Las crónicas de Roberto Arlt conocidas como aguafuertes y difundidas en el diario El Mundo desde 1928 hasta 1942, el año de su muerte, se convirtieron en un tesoro redescubierto en varias épocas y que llegan intactas al nuevo siglo con toda la potencia de su modernidad ácida y humorística. Para inaugurar una de sus flamantes colecciones, la Editorial Universitaria de la facultad de Filosofía y Letras de la UBA (Eufyl) convocó a diez escritores para que elijan una aguafuerte y escriban un texto acerca de ella. Aquí se reproducen dos, con glosas de Martín Kohan y Jorge Consiglio, como anticipo del libro Diez aguafuertes comentadas.
› Por Martín Kohan
Es sin dudas una clasificación posible: la de los escritores que tienen tiempo y los escritores que no tienen tiempo. A algunos les sobra, no precisan preocuparse por el tema, hasta pueden dilapidarlo o tomarse todo el que quieran. A otros en cambio les falta, están siempre tratando de ganarlo, de encontrarlo o de producirlo, de hacerse un tiempo.
Podría pensarse que, en última instancia, las utopías más notorias de Arlt (desde el ensueño de la isla desierta hasta el batacazo de las medias de goma) no perseguían otro objetivo que ése: tener tiempo. Para algunos valdrá el refrán consabido que postula que “el tiempo es dinero”; Arlt se cuenta entre los muchos otros para quienes esa fórmula es cierta si se la invierte, si se dice que el dinero es tiempo, que el dinero importa porque es capaz de proporcionar tiempo, porque lo despeja y lo asegura, porque lo procura y lo garantiza, porque lo da.
Lo que parece ser una introducción en “Cómo se escribe una novela” es en verdad la primera instrucción: la que enseña a conseguir tiempo, a escribir cuando se pueda. Y lo que viene a continuación, la especificación de las maneras en que las novelas pueden concebirse y escribirse, no es sino una derivación de esa situación que se describió primero. “Entremos en materia”, propone Arlt, cuando lo cierto es que ya había entrado antes, entró desde un comienzo.
Y es que la distinción inicial, implícita, entre tipos de escritor, sostiene la distinción posterior, explícita, entre modos de escritura.

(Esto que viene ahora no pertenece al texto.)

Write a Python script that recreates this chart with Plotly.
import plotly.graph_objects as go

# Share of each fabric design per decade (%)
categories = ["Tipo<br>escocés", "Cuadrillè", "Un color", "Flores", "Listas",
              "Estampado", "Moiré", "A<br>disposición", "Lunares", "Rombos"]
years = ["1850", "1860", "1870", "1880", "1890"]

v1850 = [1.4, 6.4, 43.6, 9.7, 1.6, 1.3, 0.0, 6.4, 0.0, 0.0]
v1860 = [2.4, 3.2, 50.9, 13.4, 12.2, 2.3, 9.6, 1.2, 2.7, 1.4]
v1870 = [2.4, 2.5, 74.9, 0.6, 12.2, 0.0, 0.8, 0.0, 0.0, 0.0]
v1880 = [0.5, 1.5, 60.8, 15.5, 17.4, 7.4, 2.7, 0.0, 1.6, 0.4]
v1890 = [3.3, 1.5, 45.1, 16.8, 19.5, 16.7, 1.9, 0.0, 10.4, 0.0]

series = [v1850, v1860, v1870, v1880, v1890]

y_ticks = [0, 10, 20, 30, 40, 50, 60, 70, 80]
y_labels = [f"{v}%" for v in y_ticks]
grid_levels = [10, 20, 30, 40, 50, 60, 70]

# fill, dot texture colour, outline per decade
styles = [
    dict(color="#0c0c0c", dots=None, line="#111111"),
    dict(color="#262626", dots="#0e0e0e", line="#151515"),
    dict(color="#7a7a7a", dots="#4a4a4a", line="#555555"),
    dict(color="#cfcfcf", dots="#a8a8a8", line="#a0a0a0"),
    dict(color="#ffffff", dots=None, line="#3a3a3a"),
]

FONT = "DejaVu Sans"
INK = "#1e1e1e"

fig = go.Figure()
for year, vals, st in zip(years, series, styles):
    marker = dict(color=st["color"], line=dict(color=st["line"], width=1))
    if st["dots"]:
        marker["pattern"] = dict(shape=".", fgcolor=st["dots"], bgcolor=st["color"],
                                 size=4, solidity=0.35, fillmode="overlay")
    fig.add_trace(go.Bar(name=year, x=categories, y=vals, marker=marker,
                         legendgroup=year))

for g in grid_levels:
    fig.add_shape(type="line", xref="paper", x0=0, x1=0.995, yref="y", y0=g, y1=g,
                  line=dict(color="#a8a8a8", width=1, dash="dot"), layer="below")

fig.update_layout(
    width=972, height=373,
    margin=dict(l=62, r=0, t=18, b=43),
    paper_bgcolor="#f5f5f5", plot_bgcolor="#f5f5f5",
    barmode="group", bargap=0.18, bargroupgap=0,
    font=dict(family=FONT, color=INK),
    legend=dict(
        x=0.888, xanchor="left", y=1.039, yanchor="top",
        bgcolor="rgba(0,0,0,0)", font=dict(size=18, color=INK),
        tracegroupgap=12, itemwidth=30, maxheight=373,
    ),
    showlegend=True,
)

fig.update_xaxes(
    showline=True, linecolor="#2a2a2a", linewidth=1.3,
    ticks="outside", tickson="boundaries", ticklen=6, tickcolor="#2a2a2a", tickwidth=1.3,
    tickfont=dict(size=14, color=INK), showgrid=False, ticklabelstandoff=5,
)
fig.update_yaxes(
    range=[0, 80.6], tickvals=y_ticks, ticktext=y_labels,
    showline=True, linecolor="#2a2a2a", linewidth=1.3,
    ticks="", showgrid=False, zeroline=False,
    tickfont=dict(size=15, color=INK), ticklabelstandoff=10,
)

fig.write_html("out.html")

El novelista metódico, el que establece un plan y no se apartará de él “ni por broma”, se deduce que es el que dispone de tiempo; el novelista “instintivo”, el que “escribe de cualquier manera lo que lleva adentro”, se deduce que es el que carece de tiempo, el que resuelve sobre la marcha, el que “trabaja desordenadamente”, el que no puede (ni quiere) anticipar nada, se larga y va viendo.
Arlt calcula el tiempo (pero lo denomina “espacio”); “Hacer una novela requiere más o menos el espacio de un año y medio”. En ese lapso hay por lo menos tres etapas, que Arlt discierne: la primera es la de “imaginación”, de modelación mental, de especulación, etapa inmaterial de puras elucubraciones; la segunda es la de la escritura propiamente dicha, y ya involucra una materialidad (“El material se acumula a medida que pasan los meses”); pero no será sino en la tercera que una acabada materialidad se impondrá: tarea de tijera y frasco de goma, lápiz rojo y lápiz azul, etapa de esfuerzo físico (se pierde peso, decae el interés sexual) en la que el escritor deviene artesano.
Se entiende que el escritor con tiempo se extenderá en la primera etapa; se entiende que el escritor sin tiempo es el que abunda en la tercera. Arlt declara no preferir una modalidad por sobre la otra, y que la de ¡trabajar ordenadamente” hasta puede ser preferible. Pero no hay más que leer el “Prólogo” a Los Lanzallamas, la novela en cuestión en esta aguafuerte, para ver lo que pensaba de veras de los escritores con sobrante temporal, esos autores que, de libro en libro, se toman mucho, demasiado tiempo.